Meridian's existing customers for audio and home cinema equipment that can cost as much as £150,000 include not only several Ferrari directors - hence the F80, which includes a carcass made from composites used in the Italian racing giant's Formula One car cockpits - but Hollywood film and television producer Arnon Milchan (Pretty Woman, The Devil's Advocate, LA Confidential etc).
On a visit to Huntingdon to see his own system being manufactured for his London home, he put a proposal to Bob Stuart that led to the formation of the Muse Group, an investment vehicle that is enabling Meridian to take advantage of commercial and marketing expertise it largely lacked.
The Muse deal was completed late last year after 18 months of negotiations. The group now has 40 per cent of Meridian - but it is 40 per cent of a much bigger and rapidly expanding organisation.
"This year we're on target for 50 per cent growth.

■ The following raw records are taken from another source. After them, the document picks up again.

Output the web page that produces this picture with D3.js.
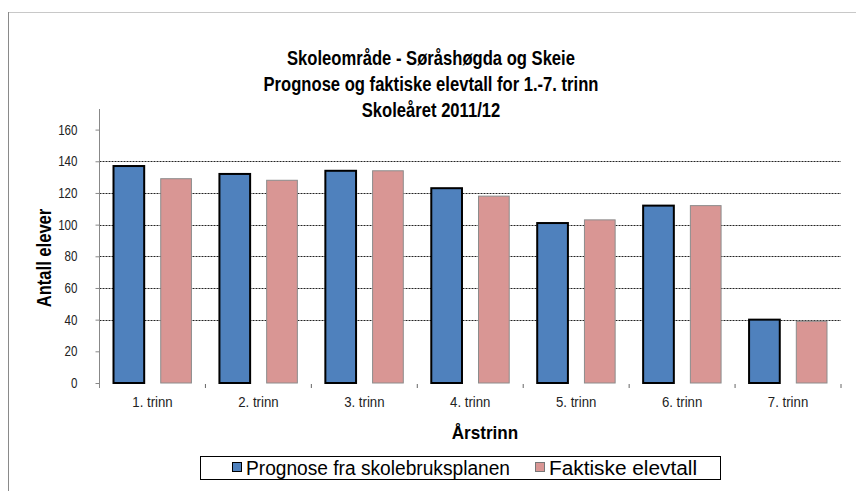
<!DOCTYPE html>
<html>
<head>
<meta charset="utf-8">
<script src="https://cdn.jsdelivr.net/npm/d3@7"></script>
<style>
  body { margin: 0; background: #fff; }
  text { font-family: "Liberation Sans", Arial, sans-serif; }
</style>
</head>
<body>
<div id="chart"></div>
<script>
// data
let categories = ["1. trinn", "2. trinn", "3. trinn", "4. trinn", "5. trinn", "6. trinn", "7. trinn"]
let prognose = [137, 132, 134, 123, 101, 112, 40]
let faktisk = [129, 128, 134, 118, 103, 112, 39]
let seriesNames = ["Prognose fra skolebruksplanen", "Faktiske elevtall"]
let yTicks = [0, 20, 40, 60, 80, 100, 120, 140, 160]
let gridTicks = [40, 60, 80, 100, 120, 140]
let titleLines = ["Skoleområde - Søråshøgda og Skeie", "Prognose og faktiske elevtall for 1.-7. trinn", "Skoleåret 2011/12"]

// the original text is a bit narrow, squeeze it
function squeeze(sel, f) {
  sel.each(function () {
    let w = this.getComputedTextLength()
    d3.select(this).attr('textLength', w * f).attr('lengthAdjust', 'spacingAndGlyphs')
  })
}

let svg = d3.select("#chart").append("svg")
  .attr("width", 856)
  .attr("height", 491)

// chart frame
svg.append('line').attr('x1', 8).attr('y1', 12.5).attr('x2', 856).attr('y2', 12.5)
  .attr('stroke', '#c8c8c8')
svg.append('line').attr('x1', 8.5).attr('y1', 12).attr('x2', 8.5).attr('y2', 491)
  .attr('stroke', '#8a8a8a')

let pLeft = 99.5, pRight = 841, pTop = 129.6, pBottom = 383

let y = d3.scaleLinear().domain([0, 160]).range([pBottom, pTop])
let x0 = d3.scaleBand().domain(categories).range([pLeft, pRight]).paddingInner(0).paddingOuter(0)
let x1 = d3.scaleBand().domain([0, 1]).range([14, x0.bandwidth() - 14]).paddingInner(0.35)

// gridlines
svg.selectAll('.grid')
  .data(gridTicks)
  .enter()
  .append('line')
  .attr('x1', pLeft)
  .attr('x2', pRight)
  .attr('y1', d => Math.round(y(d)) + 0.5)
  .attr('y2', d => Math.round(y(d)) + 0.5)
  .attr('stroke', '#222')
  .attr('stroke-dasharray', '2,1')
  .attr('stroke-width', 1)

// y axis
let yAxis = d3.axisLeft(y).tickValues(yTicks).tickSize(4).tickPadding(18)
let gy = svg.append('g').attr('transform', `translate(${pLeft},0)`).call(yAxis)
gy.select('.domain').remove()
gy.selectAll('line').attr('stroke', '#888')
gy.selectAll('text').attr('font-size', 14.5).attr('fill', '#222').style('font-family', '"Liberation Sans", Arial, sans-serif')
squeeze(gy.selectAll('text'), 0.8)
svg.append('line').attr('x1', pLeft).attr('x2', pLeft).attr('y1', 109).attr('y2', 388).attr('stroke', '#888')

// x axis ticks and labels
let xAxis = d3.axisBottom(x0).tickSize(0).tickPadding(13)
let gx = svg.append('g').attr('transform', `translate(0,${pBottom})`).call(xAxis)
gx.select('.domain').remove()
gx.selectAll('text').attr('font-size', 15).attr('fill', '#222').style('font-family', '"Liberation Sans", Arial, sans-serif')
squeeze(gx.selectAll('text'), 0.88)
svg.selectAll('.xtick')
  .data(categories)
  .enter()
  .append('line')
  .attr('x1', d => x0(d) + x0.bandwidth())
  .attr('x2', d => x0(d) + x0.bandwidth())
  .attr('y1', pBottom + 1)
  .attr('y2', pBottom + 5)
  .attr('stroke', '#666')

// bars
let rows = categories.map((c, i) => ({ cat: c, vals: [prognose[i], faktisk[i]] }))
let groups = svg.selectAll('.grp')
  .data(rows)
  .enter()
  .append('g')
  .attr('transform', d => `translate(${x0(d.cat)},0)`)

groups.append('rect')
  .attr('x', x1(0))
  .attr('width', x1.bandwidth())
  .attr('y', d => y(d.vals[0]))
  .attr('height', d => pBottom - y(d.vals[0]))
  .attr('fill', '#4f81bd')
  .attr('stroke', '#000')
  .attr('stroke-width', 2)

groups.append('rect')
  .attr('x', x1(1))
  .attr('width', x1.bandwidth())
  .attr('y', d => y(d.vals[1]))
  .attr('height', d => pBottom - y(d.vals[1]))
  .attr('fill', '#d99694')
  .attr('stroke', '#8c8c8c')
  .attr('stroke-width', 1)

// title
let titles = svg.selectAll('.title')
  .data(titleLines)
  .enter()
  .append('text')
  .attr('x', 431)
  .attr('y', (d, i) => 65 + i * 26)
  .attr('text-anchor', 'middle')
  .attr('font-size', 20.5)
  .attr('font-weight', 'bold')
  .text(d => d)
squeeze(titles, 0.81)

// axis titles
let yTitle = svg.append('text')
  .attr('transform', 'translate(51,258) rotate(-90)')
  .attr('text-anchor', 'middle')
  .attr('font-size', 19.5)
  .attr('font-weight', 'bold')
  .text('Antall elever')
squeeze(yTitle, 0.85)

let xTitle = svg.append('text')
  .attr('x', 485)
  .attr('y', 439)
  .attr('text-anchor', 'middle')
  .attr('font-size', 19)
  .attr('font-weight', 'bold')
  .text('Årstrinn')
squeeze(xTitle, 0.9)

// legend
let lg = svg.append('g')
lg.append('rect')
  .attr('x', 200.5).attr('y', 456.5).attr('width', 520).attr('height', 23)
  .attr('fill', 'none').attr('stroke', '#000')
let legendX = [232, 535]
let legendW = [264, 148]
let legendColors = [['#4f81bd', '#000'], ['#d99694', '#777']]
seriesNames.forEach((name, i) => {
  lg.append('rect')
    .attr('x', legendX[i] + 0.5).attr('y', 462.5).attr('width', 9).attr('height', 9)
    .attr('fill', legendColors[i][0]).attr('stroke', legendColors[i][1])
  lg.append('text')
    .attr('x', legendX[i] + 14).attr('y', 474.5)
    .attr('font-size', 19.5)
    .attr('textLength', legendW[i])
    .attr('lengthAdjust', 'spacingAndGlyphs')
    .text(name)
})
</script>
</body>
</html>
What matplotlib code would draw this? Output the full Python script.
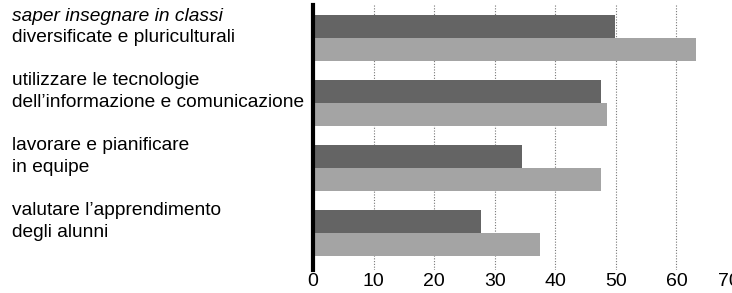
import numpy as np
import matplotlib
matplotlib.use("Agg")
import matplotlib.pyplot as plt
from matplotlib.transforms import blended_transform_factory, ScaledTranslation

plt.rcParams["font.family"] = ["Liberation Sans", "DejaVu Sans"]

# categories (top to bottom), two lines each
LINE1 = ["saper insegnare in classi", "utilizzare le tecnologie",
         "lavorare e pianificare", "valutare l\u2019apprendimento"]
LINE2 = ["diversificate e pluriculturali", "dell\u2019informazione e comunicazione",
         "in equipe", "degli alunni"]
dark_vals  = [49.8, 47.6, 34.5, 27.7]
light_vals = [63.3, 48.5, 47.5, 37.4]
xticks = [0, 10, 20, 30, 40, 50, 60, 70]

fig = plt.figure(figsize=(7.32, 2.93), dpi=100, facecolor="white")
ax = fig.add_axes([313 / 732, 1 - 270 / 293, 424 / 732, 265 / 293])

y = np.arange(len(LINE1))
H = 0.355
ax.barh(y - H / 2, dark_vals, height=H, color="#646464", zorder=2)
ax.barh(y + H / 2, light_vals, height=H, color="#a4a4a4", zorder=2)

ax.set_xlim(0, 70)
ax.set_ylim(3.57, -0.51)
for gx in xticks[1:-1]:
    ax.axvline(gx, color="#777777", linewidth=0.8, linestyle=(0, (1, 1.5)), zorder=1)

for s in ("top", "right", "bottom"):
    ax.spines[s].set_visible(False)
ax.spines["left"].set_linewidth(3)
ax.spines["left"].set_color("black")
ax.set_yticks([])
ax.set_xticks(xticks)
ax.tick_params(axis="x", length=0, labelsize=14, pad=2)
# last label sits at the page edge; nudge it in a little like the original
last = ax.get_xticklabels()[-1]
last.set_transform(last.get_transform() + ScaledTranslation(-0.08, 0, fig.dpi_scale_trans))

tr = blended_transform_factory(fig.transFigure, ax.transData)
for i in range(len(LINE1)):
    ax.text(12 / 732, i - 0.34, LINE1[i], transform=tr, ha="left", va="center",
            fontsize=13.8, style="italic" if i == 0 else "normal", clip_on=False)
    ax.text(12 / 732, i - 0.01, LINE2[i], transform=tr, ha="left", va="center",
            fontsize=13.8, clip_on=False)

fig.savefig("out.png", dpi=100, facecolor="white")
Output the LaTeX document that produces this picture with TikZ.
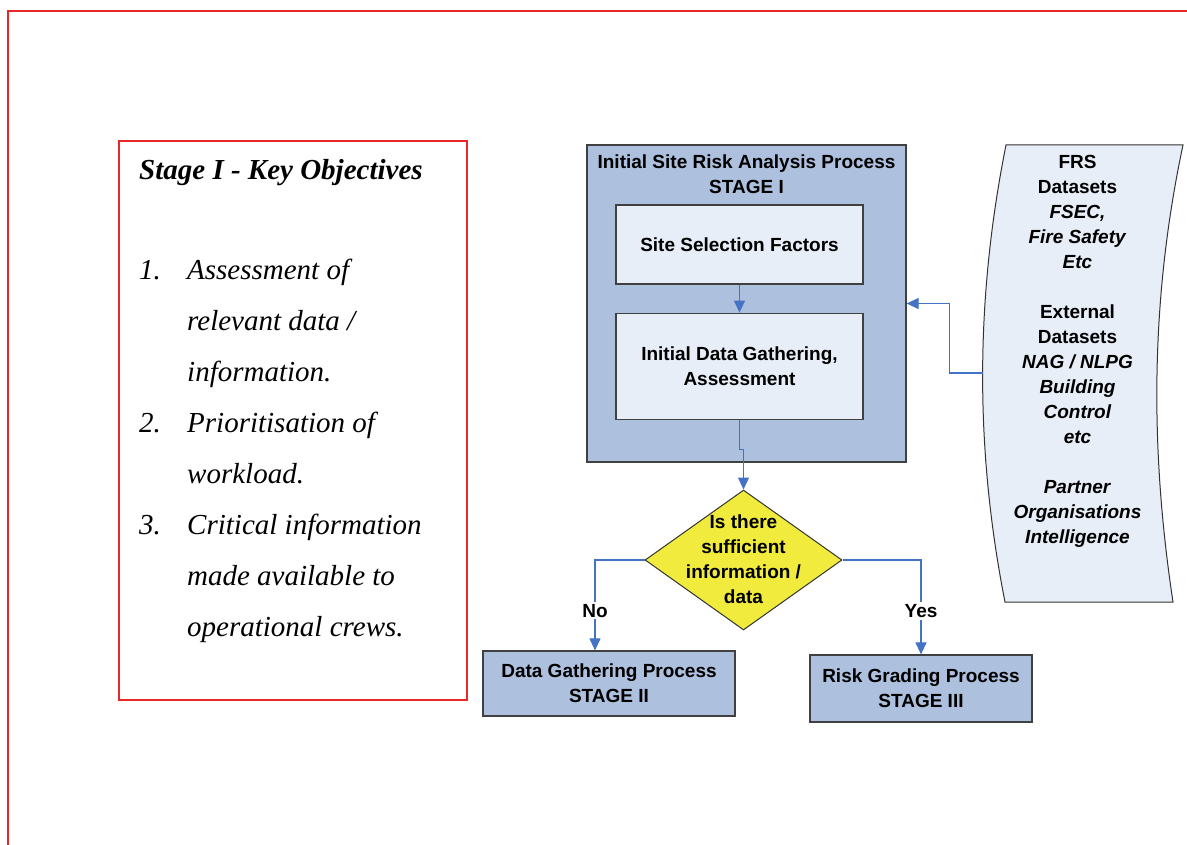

Last year it was more like five per cent," Bob Stuart said.
Muse, with its five billionaires, includes not just film and television production interests, but financiers, internet giant Yahoo, the Australian-based Packer media empire, and South African Johan Rupert's Swiss-based Richemont, which owns luxury brands such as Cartier, Piaget, Montblanc and Dunhill.
"Richemont understands how to turn an expensive product into a desirable item."
The Ferrari F80 may be the company's least expensive product, but even that carries a price tag of almost £1,500 - partly because it lacks nothing of Meridian's quality, but equally because it misses out of none of the company's quality control.
Every component is tested. Every installation is tested. Most of them many times. Employees pride themselves that every piece of equipment works out of the box and for decades afterwards. People who rave about Bose should listen to the F80, they insist.
"We have been a pretty well kept secret," Bob Stuart concedes. "It's now a question of becoming better known and of persuading people to aspire to own our equipment. The F80 is an ambassador for the brand.
"We are determined to be the best in class for performance, value for money and durability. In 25 years' time it will still be working. It takes time to build that sort of reputation.
"People go to huge lengths and expense to record superb quality sound. Most people have no idea how good it is until they hear it on our equipment.
"We can make recorded music so close to live quality that it's scary.